12. A base current compensation circuit having a first supply terminal and a second supply terminal, comprising:

an input transistor having a control electrode, a first current conducting electrode, and a second current conducting electrode, the control electrode coupled for receiving an input, the first current conducting electrode coupled to the first supply terminal;

a first transistor having a control electrode, a first current conducting electrode, and a second current conducting electrode, the first current conducting electrode coupled to the first supply terminal;

a current mirror having an input terminal, an output terminal, and a common terminal, the input terminal coupled to the second current conducting electrode of the input transistor, the output terminal coupled to the second current conducting electrode of the first transistor, and the common terminal coupled to the second supply terminal;

a second transistor having a control electrode, a first current conducting electrode, and a second current conducting electrode, the first current conducting electrode coupled to the second supply terminal and the second current conducting electrode coupled to the control electrode of the first transistor;

a current conducting element coupled to the control electrode of the second transistor;

a third transistor having a control electrode, a first current conducting electrode, and a second current conducting electrode, the control electrode coupled to the second current conducting electrode of the first transistor, the first current conducting electrode coupled to the second supply terminal, and the second current conducting electrode coupled to the control electrode of the second transistor; and

a fourth transistor having a control electrode, a first current conducting electrode, and a second current conducting electrode, the control electrode coupled to the control electrode of the second transistor, the first current conducting electrode coupled to the first current conducting electrode of the second transistor, and the second current conducting electrode coupled for current output.

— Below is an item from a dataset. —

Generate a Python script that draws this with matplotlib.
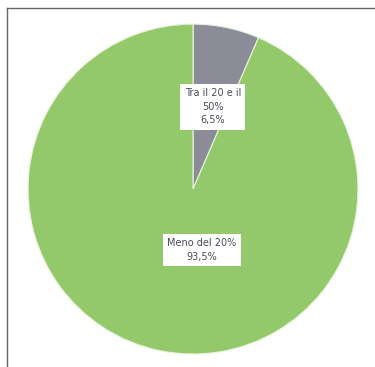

13. The base current compensation circuit of claim 12, wherein the current conducting element comprises a fifth transistor having a control electrode, a first current conducting electrode, and a second current conducting electrode, the control electrode coupled for receiving the input, the first current conducting electrode coupled to the first supply terminal, and the second current conducting electrode coupled to control electrode of the second transistor.

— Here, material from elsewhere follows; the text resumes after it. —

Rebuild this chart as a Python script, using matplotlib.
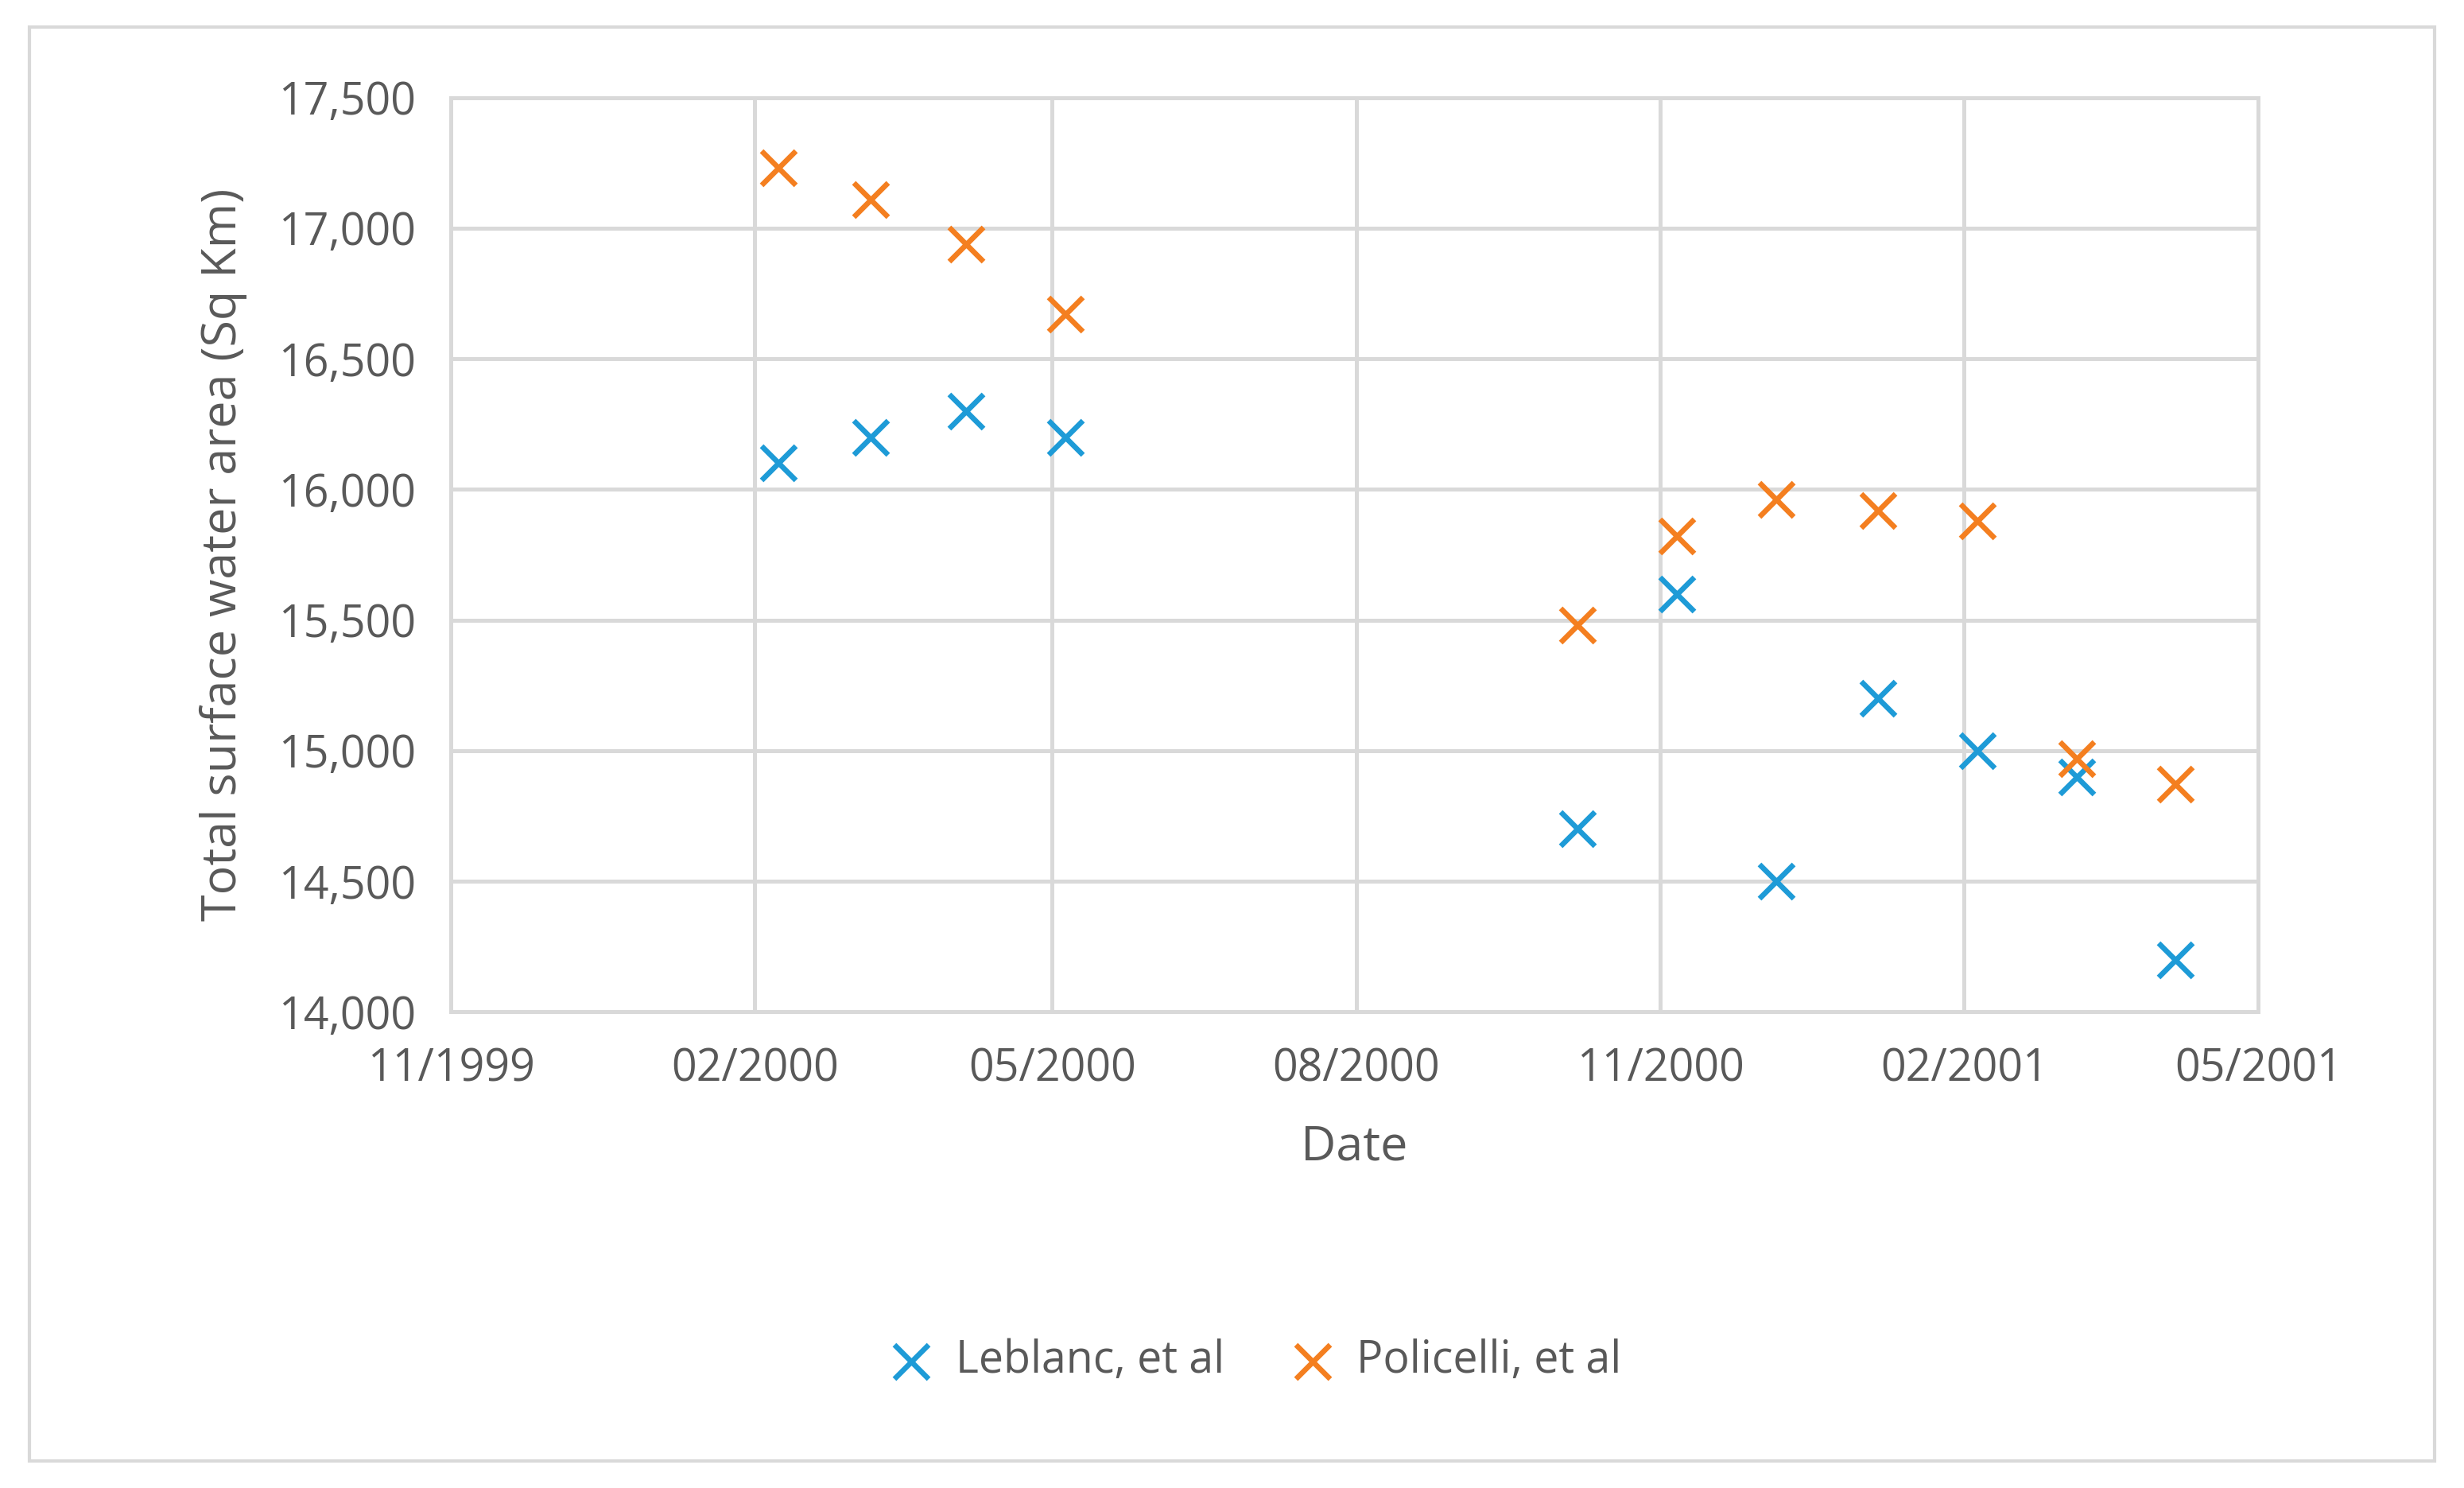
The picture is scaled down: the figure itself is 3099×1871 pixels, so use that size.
import matplotlib.pyplot as plt
import matplotlib.dates as mdates
from matplotlib.patches import Rectangle
import pandas as pd

plt.rcParams['font.family'] = ['Open Sans', 'DejaVu Sans']

leblanc_dates = ["2000-02-08", "2000-03-07", "2000-04-05", "2000-05-05", "2000-10-07",
                 "2000-11-06", "2000-12-06", "2001-01-06", "2001-02-05", "2001-03-07", "2001-04-06"]
leblanc_vals = [16100, 16200, 16300, 16200, 14700, 15600, 14500, 15200, 15000, 14900, 14200]
policelli_dates = leblanc_dates
policelli_vals = [17230, 17110, 16940, 16670, 15480, 15820, 15960, 15920, 15880, 14970, 14870]
tick_dates = ["1999-11-01", "2000-02-01", "2000-05-01", "2000-08-01", "2000-11-01", "2001-02-01", "2001-05-01"]

gray = "#595959"
fig = plt.figure(figsize=(15.495, 9.355), dpi=200)
fig.patches.append(Rectangle((0.012, 0.018), 0.976, 0.964, transform=fig.transFigure,
                             fill=False, edgecolor="#d9d9d9", linewidth=1.5))
ax = fig.add_axes([0.183, 0.320, 0.7335, 0.6145])

ax.scatter(pd.to_datetime(leblanc_dates), leblanc_vals, marker="x", s=240, linewidths=2.4,
           color="#1E9BD7", label="Leblanc, et al", zorder=3)
ax.scatter(pd.to_datetime(policelli_dates), policelli_vals, marker="x", s=240, linewidths=2.4,
           color="#F47F20", label="Policelli, et al", zorder=3)

ax.set_xlim(pd.Timestamp("1999-11-01"), pd.Timestamp("2001-05-01"))
ax.set_xticks(pd.to_datetime(tick_dates))
ax.xaxis.set_major_formatter(mdates.DateFormatter("%m/%Y"))
ax.set_ylim(14000, 17500)
ax.set_yticks(range(14000, 17501, 500))
ax.yaxis.set_major_formatter(plt.FuncFormatter(lambda v, p: f"{int(v):,}"))
ax.grid(True, color="#d9d9d9", linewidth=1.8)
ax.set_axisbelow(True)
for s in ax.spines.values():
    s.set_color("#d9d9d9")
    s.set_linewidth(1.8)
ax.tick_params(length=0, labelsize=20, colors=gray, pad=16)
ax.set_xlabel("Date", fontsize=22, color=gray, labelpad=14)
ax.set_ylabel("Total surface water area (Sq Km)", fontsize=22, color=gray, labelpad=14)

fig.legend(loc="center", bbox_to_anchor=(0.505, 0.085), ncol=2, frameon=False,
           fontsize=20, labelcolor=gray, handletextpad=0.0, columnspacing=1.0)

fig.savefig("out.png", dpi=200)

14. The base current compensation circuit of claim 13, wherein the input transistor, the first transistor, and the fifth transistor are PNP bipolar transistors, and the second, third, and fourth transistors are NPN bipolar transistors.

15. The base current compensation circuit of claim 12, wherein the current mirror comprises:

a sixth transistor having a control electrode, a first current conducting electrode, and a second current conducting electrode, the control electrode coupled to the input terminal of the current mirror, the first current conducting electrode coupled to the common terminal of the current mirror, and the second current conducting electrode coupled to the input terminal of the current mirror; and

a seventh transistor having a control electrode, a first current conducting electrode, and a second current conducting electrode, the control electrode coupled to the control electrode of the sixth transistor, the first current conducting electrode coupled to the common terminal of the current mirror, and the second current conducting electrode coupled to the output terminal of the current mirror.

16. The base current compensation circuit of claim 15, wherein the sixth and seventh transistors are bipolar transistors.